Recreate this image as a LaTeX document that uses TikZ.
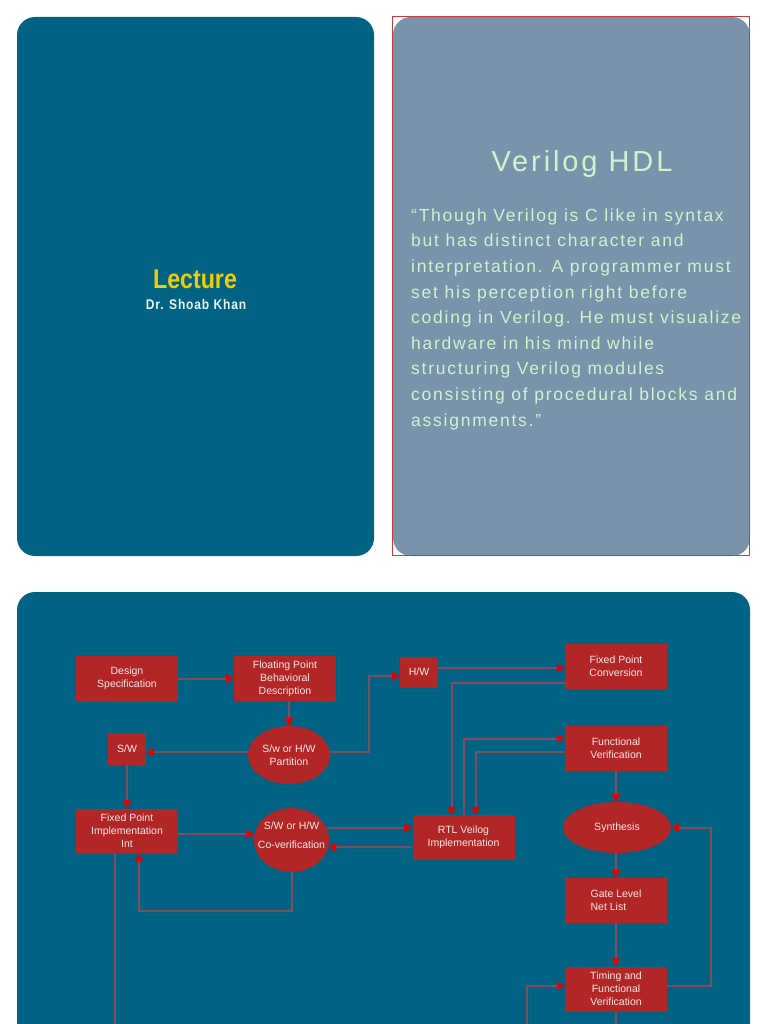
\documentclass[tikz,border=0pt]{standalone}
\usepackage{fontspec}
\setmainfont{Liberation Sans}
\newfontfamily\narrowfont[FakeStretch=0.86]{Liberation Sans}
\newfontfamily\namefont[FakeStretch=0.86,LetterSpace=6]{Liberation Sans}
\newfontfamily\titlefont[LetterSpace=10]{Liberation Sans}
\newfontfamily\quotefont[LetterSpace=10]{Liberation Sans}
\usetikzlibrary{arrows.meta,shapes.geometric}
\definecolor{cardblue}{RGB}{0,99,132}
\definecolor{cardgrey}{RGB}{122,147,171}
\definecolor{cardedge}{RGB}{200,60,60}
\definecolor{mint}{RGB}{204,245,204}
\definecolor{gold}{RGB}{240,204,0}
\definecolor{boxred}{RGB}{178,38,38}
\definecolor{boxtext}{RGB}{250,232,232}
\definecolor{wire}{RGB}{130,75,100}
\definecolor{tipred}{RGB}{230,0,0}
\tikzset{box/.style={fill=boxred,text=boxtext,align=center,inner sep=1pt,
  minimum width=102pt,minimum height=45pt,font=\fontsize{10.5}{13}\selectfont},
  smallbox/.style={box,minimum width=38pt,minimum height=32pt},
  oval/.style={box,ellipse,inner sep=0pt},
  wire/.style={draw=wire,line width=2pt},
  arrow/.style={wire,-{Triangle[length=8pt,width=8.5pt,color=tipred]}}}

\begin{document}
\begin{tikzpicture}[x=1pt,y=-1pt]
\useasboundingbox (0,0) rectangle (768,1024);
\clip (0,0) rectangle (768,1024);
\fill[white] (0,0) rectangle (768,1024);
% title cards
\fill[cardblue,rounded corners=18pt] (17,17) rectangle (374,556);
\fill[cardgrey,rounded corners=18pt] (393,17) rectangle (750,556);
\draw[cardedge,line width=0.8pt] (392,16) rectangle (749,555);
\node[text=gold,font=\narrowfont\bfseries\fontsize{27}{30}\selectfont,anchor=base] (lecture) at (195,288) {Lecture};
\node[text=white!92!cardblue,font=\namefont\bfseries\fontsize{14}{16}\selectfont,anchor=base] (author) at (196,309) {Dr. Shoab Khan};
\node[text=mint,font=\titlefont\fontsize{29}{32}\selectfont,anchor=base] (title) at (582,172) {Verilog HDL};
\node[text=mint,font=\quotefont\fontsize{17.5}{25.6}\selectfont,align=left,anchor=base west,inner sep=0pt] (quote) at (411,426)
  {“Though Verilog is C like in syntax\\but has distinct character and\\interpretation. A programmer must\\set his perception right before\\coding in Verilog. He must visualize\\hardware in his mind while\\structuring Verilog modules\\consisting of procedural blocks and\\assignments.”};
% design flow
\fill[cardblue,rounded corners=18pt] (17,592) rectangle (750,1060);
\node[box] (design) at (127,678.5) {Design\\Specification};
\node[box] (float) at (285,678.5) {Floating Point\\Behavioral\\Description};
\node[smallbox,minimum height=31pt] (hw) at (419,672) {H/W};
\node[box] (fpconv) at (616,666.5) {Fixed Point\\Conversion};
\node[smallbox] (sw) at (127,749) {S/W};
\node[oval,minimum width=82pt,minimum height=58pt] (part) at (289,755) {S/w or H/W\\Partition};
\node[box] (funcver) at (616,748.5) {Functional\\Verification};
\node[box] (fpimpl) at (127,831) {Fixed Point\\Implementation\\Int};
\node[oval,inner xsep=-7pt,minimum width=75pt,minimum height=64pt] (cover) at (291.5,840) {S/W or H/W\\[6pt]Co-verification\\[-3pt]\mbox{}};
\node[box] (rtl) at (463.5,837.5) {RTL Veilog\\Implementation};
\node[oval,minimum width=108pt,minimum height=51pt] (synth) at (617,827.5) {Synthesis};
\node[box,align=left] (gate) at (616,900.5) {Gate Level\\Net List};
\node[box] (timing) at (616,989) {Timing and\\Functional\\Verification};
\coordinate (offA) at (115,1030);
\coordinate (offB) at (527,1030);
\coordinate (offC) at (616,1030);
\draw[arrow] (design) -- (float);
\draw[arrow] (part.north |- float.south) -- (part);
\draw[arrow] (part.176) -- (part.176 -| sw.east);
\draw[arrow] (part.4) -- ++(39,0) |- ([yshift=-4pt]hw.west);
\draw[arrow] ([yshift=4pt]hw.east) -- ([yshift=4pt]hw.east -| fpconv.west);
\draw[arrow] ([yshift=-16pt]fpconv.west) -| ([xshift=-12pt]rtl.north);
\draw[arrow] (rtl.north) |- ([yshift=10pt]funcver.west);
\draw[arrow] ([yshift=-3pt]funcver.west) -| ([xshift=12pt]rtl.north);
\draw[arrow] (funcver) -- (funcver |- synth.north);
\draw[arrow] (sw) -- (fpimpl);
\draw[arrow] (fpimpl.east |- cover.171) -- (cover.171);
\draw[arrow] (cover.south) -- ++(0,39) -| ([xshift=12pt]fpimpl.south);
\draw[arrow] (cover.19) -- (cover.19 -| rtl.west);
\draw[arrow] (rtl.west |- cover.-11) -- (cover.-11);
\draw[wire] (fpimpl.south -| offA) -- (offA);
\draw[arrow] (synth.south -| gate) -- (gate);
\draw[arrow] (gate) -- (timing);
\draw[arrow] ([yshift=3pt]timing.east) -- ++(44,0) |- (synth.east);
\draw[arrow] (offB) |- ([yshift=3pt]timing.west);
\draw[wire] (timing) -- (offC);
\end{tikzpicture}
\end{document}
- - -
▶ **What you are asked to do**
Extract the full listing exactly, with the pictures left out.

▶ **Answer in full**
Recreate this image as a LaTeX document that uses TikZ.
\documentclass[tikz,border=0pt]{standalone}
\usepackage{fontspec}
\setmainfont{Liberation Sans}
\newfontfamily\narrowfont[FakeStretch=0.86]{Liberation Sans}
\newfontfamily\namefont[FakeStretch=0.86,LetterSpace=6]{Liberation Sans}
\newfontfamily\titlefont[LetterSpace=10]{Liberation Sans}
\newfontfamily\quotefont[LetterSpace=10]{Liberation Sans}
\usetikzlibrary{arrows.meta,shapes.geometric}
\definecolor{cardblue}{RGB}{0,99,132}
\definecolor{cardgrey}{RGB}{122,147,171}
\definecolor{cardedge}{RGB}{200,60,60}
\definecolor{mint}{RGB}{204,245,204}
\definecolor{gold}{RGB}{240,204,0}
\definecolor{boxred}{RGB}{178,38,38}
\definecolor{boxtext}{RGB}{250,232,232}
\definecolor{wire}{RGB}{130,75,100}
\definecolor{tipred}{RGB}{230,0,0}
\tikzset{box/.style={fill=boxred,text=boxtext,align=center,inner sep=1pt,
  minimum width=102pt,minimum height=45pt,font=\fontsize{10.5}{13}\selectfont},
  smallbox/.style={box,minimum width=38pt,minimum height=32pt},
  oval/.style={box,ellipse,inner sep=0pt},
  wire/.style={draw=wire,line width=2pt},
  arrow/.style={wire,-{Triangle[length=8pt,width=8.5pt,color=tipred]}}}

\begin{document}
\begin{tikzpicture}[x=1pt,y=-1pt]
\useasboundingbox (0,0) rectangle (768,1024);
\clip (0,0) rectangle (768,1024);
\fill[white] (0,0) rectangle (768,1024);
% title cards
\fill[cardblue,rounded corners=18pt] (17,17) rectangle (374,556);
\fill[cardgrey,rounded corners=18pt] (393,17) rectangle (750,556);
\draw[cardedge,line width=0.8pt] (392,16) rectangle (749,555);
\node[text=gold,font=\narrowfont\bfseries\fontsize{27}{30}\selectfont,anchor=base] (lecture) at (195,288) {Lecture};
\node[text=white!92!cardblue,font=\namefont\bfseries\fontsize{14}{16}\selectfont,anchor=base] (author) at (196,309) {Dr. Shoab Khan};
\node[text=mint,font=\titlefont\fontsize{29}{32}\selectfont,anchor=base] (title) at (582,172) {Verilog HDL};
\node[text=mint,font=\quotefont\fontsize{17.5}{25.6}\selectfont,align=left,anchor=base west,inner sep=0pt] (quote) at (411,426)
  {“Though Verilog is C like in syntax\\but has distinct character and\\interpretation. A programmer must\\set his perception right before\\coding in Verilog. He must visualize\\hardware in his mind while\\structuring Verilog modules\\consisting of procedural blocks and\\assignments.”};
% design flow
\fill[cardblue,rounded corners=18pt] (17,592) rectangle (750,1060);
\node[box] (design) at (127,678.5) {Design\\Specification};
\node[box] (float) at (285,678.5) {Floating Point\\Behavioral\\Description};
\node[smallbox,minimum height=31pt] (hw) at (419,672) {H/W};
\node[box] (fpconv) at (616,666.5) {Fixed Point\\Conversion};
\node[smallbox] (sw) at (127,749) {S/W};
\node[oval,minimum width=82pt,minimum height=58pt] (part) at (289,755) {S/w or H/W\\Partition};
\node[box] (funcver) at (616,748.5) {Functional\\Verification};
\node[box] (fpimpl) at (127,831) {Fixed Point\\Implementation\\Int};
\node[oval,inner xsep=-7pt,minimum width=75pt,minimum height=64pt] (cover) at (291.5,840) {S/W or H/W\\[6pt]Co-verification\\[-3pt]\mbox{}};
\node[box] (rtl) at (463.5,837.5) {RTL Veilog\\Implementation};
\node[oval,minimum width=108pt,minimum height=51pt] (synth) at (617,827.5) {Synthesis};
\node[box,align=left] (gate) at (616,900.5) {Gate Level\\Net List};
\node[box] (timing) at (616,989) {Timing and\\Functional\\Verification};
\coordinate (offA) at (115,1030);
\coordinate (offB) at (527,1030);
\coordinate (offC) at (616,1030);
\draw[arrow] (design) -- (float);
\draw[arrow] (part.north |- float.south) -- (part);
\draw[arrow] (part.176) -- (part.176 -| sw.east);
\draw[arrow] (part.4) -- ++(39,0) |- ([yshift=-4pt]hw.west);
\draw[arrow] ([yshift=4pt]hw.east) -- ([yshift=4pt]hw.east -| fpconv.west);
\draw[arrow] ([yshift=-16pt]fpconv.west) -| ([xshift=-12pt]rtl.north);
\draw[arrow] (rtl.north) |- ([yshift=10pt]funcver.west);
\draw[arrow] ([yshift=-3pt]funcver.west) -| ([xshift=12pt]rtl.north);
\draw[arrow] (funcver) -- (funcver |- synth.north);
\draw[arrow] (sw) -- (fpimpl);
\draw[arrow] (fpimpl.east |- cover.171) -- (cover.171);
\draw[arrow] (cover.south) -- ++(0,39) -| ([xshift=12pt]fpimpl.south);
\draw[arrow] (cover.19) -- (cover.19 -| rtl.west);
\draw[arrow] (rtl.west |- cover.-11) -- (cover.-11);
\draw[wire] (fpimpl.south -| offA) -- (offA);
\draw[arrow] (synth.south -| gate) -- (gate);
\draw[arrow] (gate) -- (timing);
\draw[arrow] ([yshift=3pt]timing.east) -- ++(44,0) |- (synth.east);
\draw[arrow] (offB) |- ([yshift=3pt]timing.west);
\draw[wire] (timing) -- (offC);
\end{tikzpicture}
\end{document}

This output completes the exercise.